In North Dakota, posters that provide information about the state and federal labor and employment laws must be posted in the workplace. It is the employer’s responsibility to make sure the posters are in a visible spot within an area where the employees have access such as a work room, break room or mail room. Anywhere that the employees tend to visit or gather on a regular basis will work. In addition to posting this information it is also the responsibility of the employer to make sure the information they have on their posters is up-to-date since labor laws change frequently, sometimes even annually.
The North Dakota posters need to highlight both state and federal laws. North Dakota has relatively few state laws that need to be posted compared to other states, but they do include information about unemployment insurance, minimum wage and workers’ compensation. The federal laws that need to be posted are pretty much the same for each state. They include USERRA – Uniformed Services Employment and Reemployment Rights Act, Equal Employment Opportunity is the Law, Federal Minimum Wage, Employee Polygraph Protection Act, Family and Medical Leave Act and OSHA – Job Safety and Health Protection.

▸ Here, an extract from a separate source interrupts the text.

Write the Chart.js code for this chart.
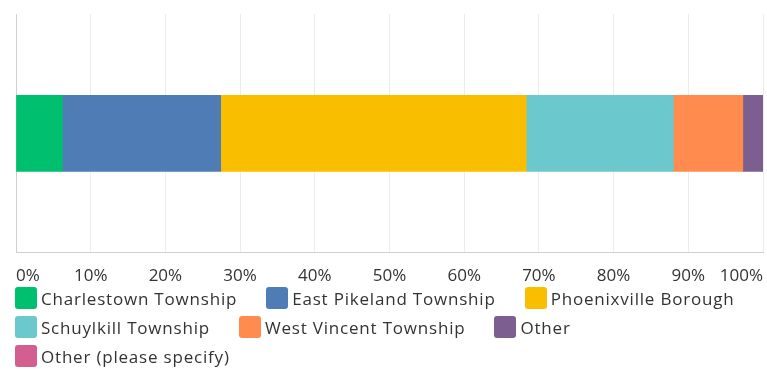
<!DOCTYPE html>
<html>
<head>
<meta charset="utf-8">
<script src="https://cdn.jsdelivr.net/npm/chart.js@4"></script>
<style>
  html, body { margin: 0; padding: 0; background: #fff; overflow: hidden; }
  #wrap { width: 767px; height: 371px; position: relative; }
  #chart-box { width: 767px; height: 299px; position: relative; }
  #legend {
    position: absolute; left: 15px; top: 287px; width: 752px;
    display: flex; flex-wrap: wrap; row-gap: 7px;
    font-family: 'Open Sans', sans-serif; font-size: 17px; letter-spacing: 0.8px; color: #333;
  }
  .item { display: flex; align-items: center; margin-right: 29px; height: 22px; }
  .swatch { width: 22px; height: 22px; border-radius: 3px; margin-right: 4px; }
</style>
</head>
<body>
<div id="wrap">
  <div id="chart-box"><canvas id="chart"></canvas></div>
  <div id="legend"></div>
</div>
<script>
// Share of responses by municipality (percent)
const categories = [
  'Charlestown Township',
  'East Pikeland Township',
  'Phoenixville Borough',
  'Schuylkill Township',
  'West Vincent Township',
  'Other',
  'Other (please specify)'
];
const shares = [6.2, 21.2, 40.9, 19.7, 9.3, 2.7, 0];
const colors = ['#00BF6F', '#507CB6', '#F9BE00', '#6BC8CD', '#FF8B4F', '#7D5E90', '#D25F90'];

const FONT = "'Open Sans', sans-serif";

const datasets = categories.map((name, i) => ({
  label: name,
  data: [shares[i]],
  backgroundColor: colors[i],
  borderWidth: 0,
  barThickness: 76
}));

new Chart(document.getElementById('chart'), {
  type: 'bar',
  data: { labels: [''], datasets },
  options: {
    indexAxis: 'y',
    responsive: true,
    maintainAspectRatio: false,
    animation: false,
    layout: { padding: { left: 16, right: 4, top: 14, bottom: 0 } },
    plugins: {
      legend: { display: false },
      tooltip: { enabled: false }
    },
    scales: {
      x: {
        stacked: true,
        min: 0,
        max: 100,
        border: { display: true, color: '#cfcfcf', width: 1 },
        grid: {
          drawTicks: false,
          color: ctx => ctx.index === 0 ? '#cfcfcf' : '#ececec'
        },
        ticks: {
          stepSize: 10,
          align: 'inner',
          padding: 13,
          color: '#333',
          font: { family: FONT, size: 17 },
          callback: v => v + '%'
        },
        // labels are kept inside, so the plot can run to the edges
        afterFit: scale => {
          scale.paddingLeft = 0;
          scale.paddingRight = 0;
        }
      },
      y: {
        stacked: true,
        display: false
      }
    }
  }
});

// legend below the plot
const legend = document.getElementById('legend');
categories.forEach((name, i) => {
  const item = document.createElement('div');
  item.className = 'item';
  const sw = document.createElement('span');
  sw.className = 'swatch';
  sw.style.background = colors[i];
  const txt = document.createElement('span');
  txt.textContent = name;
  item.appendChild(sw);
  item.appendChild(txt);
  legend.appendChild(item);
});
</script>
</body>
</html>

The information on the North Dakota posters is mostly meant to be beneficial for the employees because it gives them the information they need to know and understand their rights within the workplace. The laws often also outline the protocol for complaints should the employee feel the need to file against their employer (including which state or federal agency to contact in their situation). Employers can also benefit from this information, however. First of all, they can use the information to make sure they are doing what they need to do to uphold their employees’ rights. Secondly, they can use the posters as a quick reference in case they have a quick question about a specific law such as minimum wage or the Family and Medical Leave Act.